Отражение революции в «Окаянных днях» И. А. Бунина

В своем дневнике, озаглавленном «Окаянные дни», Иван Алексеевич Бунин выразил свое резко отрицательное отношение к революции, свершившейся в России в октябре 1917 г. Это даже не дневник в строгом смысле слова, поскольку писатель восстанавливал записи по памяти, художественно их обрабатывая. Он воспринимал большевистский переворот как разрыв исторического времени.
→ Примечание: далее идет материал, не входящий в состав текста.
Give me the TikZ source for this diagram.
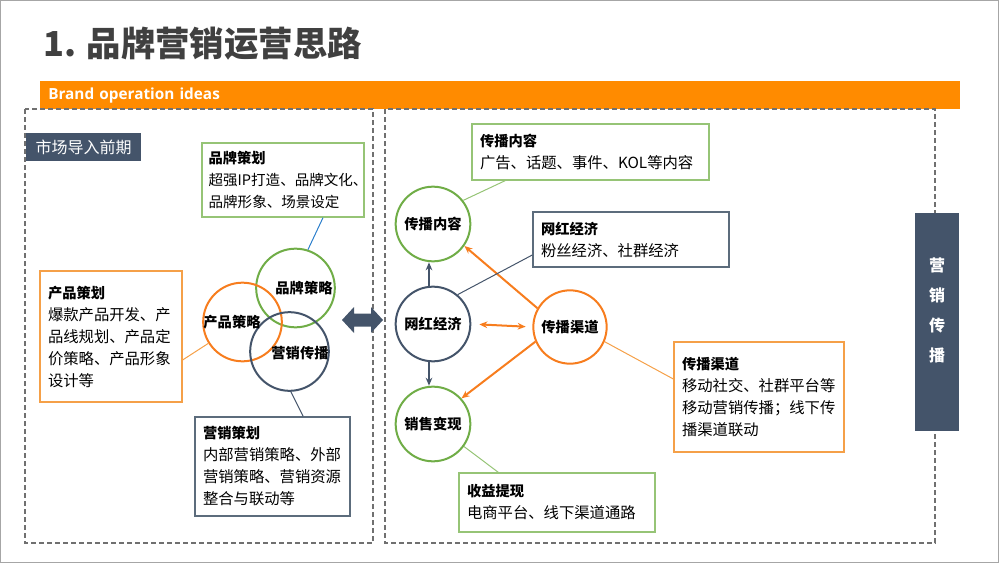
\documentclass[tikz,border=0pt]{standalone}
\usepackage{fontspec}
\setmainfont{Noto Sans CJK SC}
\newfontfamily\barfont{Open Sans}
\usetikzlibrary{arrows.meta}

\definecolor{slate}{RGB}{68,84,106}
\definecolor{barorange}{RGB}{255,139,0}
\definecolor{corange}{RGB}{247,125,30}
\definecolor{borange}{RGB}{245,160,72}
\definecolor{cgreen}{RGB}{112,173,71}
\definecolor{bgreen}{RGB}{150,196,118}
\definecolor{bslate}{RGB}{92,108,124}
\definecolor{lblue}{RGB}{46,128,204}
\definecolor{titlegray}{RGB}{64,64,64}
\definecolor{dgray}{RGB}{112,112,112}

\newcommand\boxhead[1]{{\bfseries\fontsize{10.7}{16.5}\selectfont #1}\\}

\begin{document}
\begin{tikzpicture}[x=0.75pt, y=-0.75pt,
  textbox/.style={draw, line width=1pt, align=left, inner xsep=6pt, inner ysep=0pt,
    font=\fontsize{11.5}{16.5}\selectfont},
  circ/.style={circle, line width=1.5pt, inner sep=0pt, font=\bfseries\fontsize{10.7}{13}\selectfont},
  cname/.style={inner sep=0pt, font=\bfseries\fontsize{10.7}{13}\selectfont},
  dashbox/.style={draw=dgray, line width=0.9pt, dash pattern=on 3.75pt off 2.25pt},
  oarrow/.style={draw=corange, line width=1.5pt, -{Stealth[length=6pt,width=5pt]}},
  darrow/.style={draw=slate, line width=1.5pt, -{Stealth[length=6pt,width=5pt]}}
]
  \useasboundingbox (0,0) rectangle (1000,564);
  \draw [gray!70, line width=0.75pt] (0.5,0.5) rectangle (998,562);

  % title and band
  \node [anchor=base west, inner sep=0pt, text=titlegray,
    font=\bfseries\fontsize{25.8}{30}\selectfont] (title) at (43,56) {1. 品牌营销运营思路};
  \node [anchor=north west, fill=barorange, minimum width=690pt, minimum height=21pt,
    text width=678pt, inner xsep=6pt, align=left, text=white,
    font=\barfont\bfseries\fontsize{11.5}{13}\selectfont] (band) at (40,81) {Brand operation ideas};

  \draw [dashbox] (25,109) rectangle (373,543);
  \draw [dashbox] (385,109) rectangle (935,543);

  % left panel
  \node [fill=slate, text=white, minimum width=86.25pt, minimum height=21pt, inner sep=0pt,
    font=\fontsize{12}{14}\selectfont] (stage) at (83.5,147) {市场导入前期};

  \node [circ, draw=cgreen, minimum size=59pt] (pb) at (295.5,288) {};
  \node [circ, draw=corange, minimum size=59pt] (cp) at (242.5,322) {};
  \node [circ, draw=slate, minimum size=59pt] (yx) at (289.5,351.5) {};
  \node [cname] (pbt) at (304,288) {品牌策略};
  \node [cname] (cpt) at (232,322) {产品策略};
  \node [cname] (yxt) at (300,353) {营销传播};

  \node [textbox, draw=bgreen, text width=111.5pt, inner xsep=5pt, minimum height=55.5pt,
    font=\fontsize{10.9}{16.5}\selectfont] (pcbox) at (283,180)
    {\boxhead{品牌策划}超强IP打造、品牌文化、\\品牌形象、场景设定};
  \node [textbox, draw=borange, text width=94.5pt, minimum height=98.25pt] (cpbox) at (111,336.5)
    {\boxhead{产品策划}爆款产品开发、产\\品线规划、产品定\\价策略、产品形象\\设计等};
  \node [textbox, draw=bslate, text width=104.25pt, minimum height=74.25pt] (yxbox) at (272.5,466.5)
    {\boxhead{营销策划}内部营销策略、外部\\营销策略、营销资源\\整合与联动等};

  \draw [lblue, line width=0.75pt] ([xshift=30pt]pcbox.south) -- (pb.72);
  \draw [borange, line width=0.75pt] ([yshift=-17.6pt]cpbox.east) -- (cp.212);
  \draw [slate, line width=0.75pt] (yx.-88) -- ([xshift=23pt]yxbox.north);

  % link between panels
  \fill [slate] (342,320) -- (354,307) -- (354,313.5) -- (371,313.5) -- (371,307) -- (383,320)
    -- (371,333) -- (371,326.5) -- (354,326.5) -- (354,333) -- cycle;

  % right panel
  \node [circ, draw=cgreen, minimum size=56pt] (ck) at (433,224) {传播内容};
  \node [circ, draw=slate, minimum size=56pt] (wh) at (433,324) {网红经济};
  \node [circ, draw=cgreen, minimum size=56pt] (xs) at (433,424) {销售变现};
  \node [circ, draw=corange, minimum size=55pt] (qd) at (570,327) {传播渠道};

  \node [textbox, draw=bgreen, text width=165.75pt, minimum height=42pt] (ckbox) at (590.5,152)
    {\boxhead{传播内容}广告、话题、事件、KOL等内容};
  \node [textbox, draw=bslate, text width=135pt, minimum height=41.25pt] (whbox) at (631,239.5)
    {\boxhead{网红经济}粉丝经济、社群经济};
  \node [textbox, draw=borange, text width=115.5pt, minimum height=82.5pt] (qdbox) at (759,397)
    {\boxhead{传播渠道}移动社交、社群平台等\\移动营销传播；线下传\\播渠道联动};
  \node [textbox, draw=bgreen, text width=135pt, minimum height=44.25pt] (sybox) at (557,502.5)
    {\boxhead{收益提现}电商平台、线下渠道通路};

  \draw [darrow] ([xshift=-3pt]wh.north) -- ([xshift=-3pt]ck.south);
  \draw [darrow] ([xshift=-3pt]wh.south) -- ([xshift=-3pt]xs.north);
  \draw [oarrow] (qd.150) -- (ck.-35);
  \draw [oarrow] (qd.203) -- (xs.42);
  \draw [oarrow, {Stealth[length=6pt,width=5pt]}-{Stealth[length=6pt,width=5pt]},
    shorten <=6pt, shorten >=5pt] (wh.east) -- (qd.west);

  \draw [bgreen, line width=0.75pt] ([xshift=-64pt]ckbox.south) -- (ck.38);
  \draw [slate, line width=0.75pt] ([yshift=-11.6pt]whbox.west) -- (wh.50);
  \draw [borange, line width=0.75pt] (qd.-23) -- ([yshift=13.5pt]qdbox.west);
  \draw [bgreen, line width=0.75pt] (xs.-36) -- ([xshift=-44pt]sybox.north);

  % side band
  \node [fill=slate, minimum width=33pt, minimum height=163.5pt, inner sep=0pt] (side) at (937,322) {};
  \node [align=center, text=white, inner sep=0pt,
    font=\bfseries\fontsize{12}{22.5}\selectfont] (sidet) at (937,310) {营\\销\\传\\播};
\end{tikzpicture}
\end{document}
Сам Бунин ощущал себя последним, кто может чувствовать «это прошлое время наших отцов и дедов». Он хотел в «Окаянных днях» столкнуть осеннюю, увядающую красоту прежнего

и трагическую бесформенность нынешнего времени. Писатель видит, как «горестно и низко клонит голову Пушкин под облачным с просветами небом, точно опять говорит: «Боже, как грустна моя Россия!» И ни души крутом, только изредка солдаты и бляди». Этому малопривлекательному новому миру, как образец уходящей красоты, представлен новый мир: «Опять несет мокрым снегом. Гимназистки идут облепленные им — красота и радость. синие глаза из-под поднятой к лицу меховой муфты. Что ждет эту молодость?» Бунин боялся, что судьба красоты и молодости в советской России будет незавидной.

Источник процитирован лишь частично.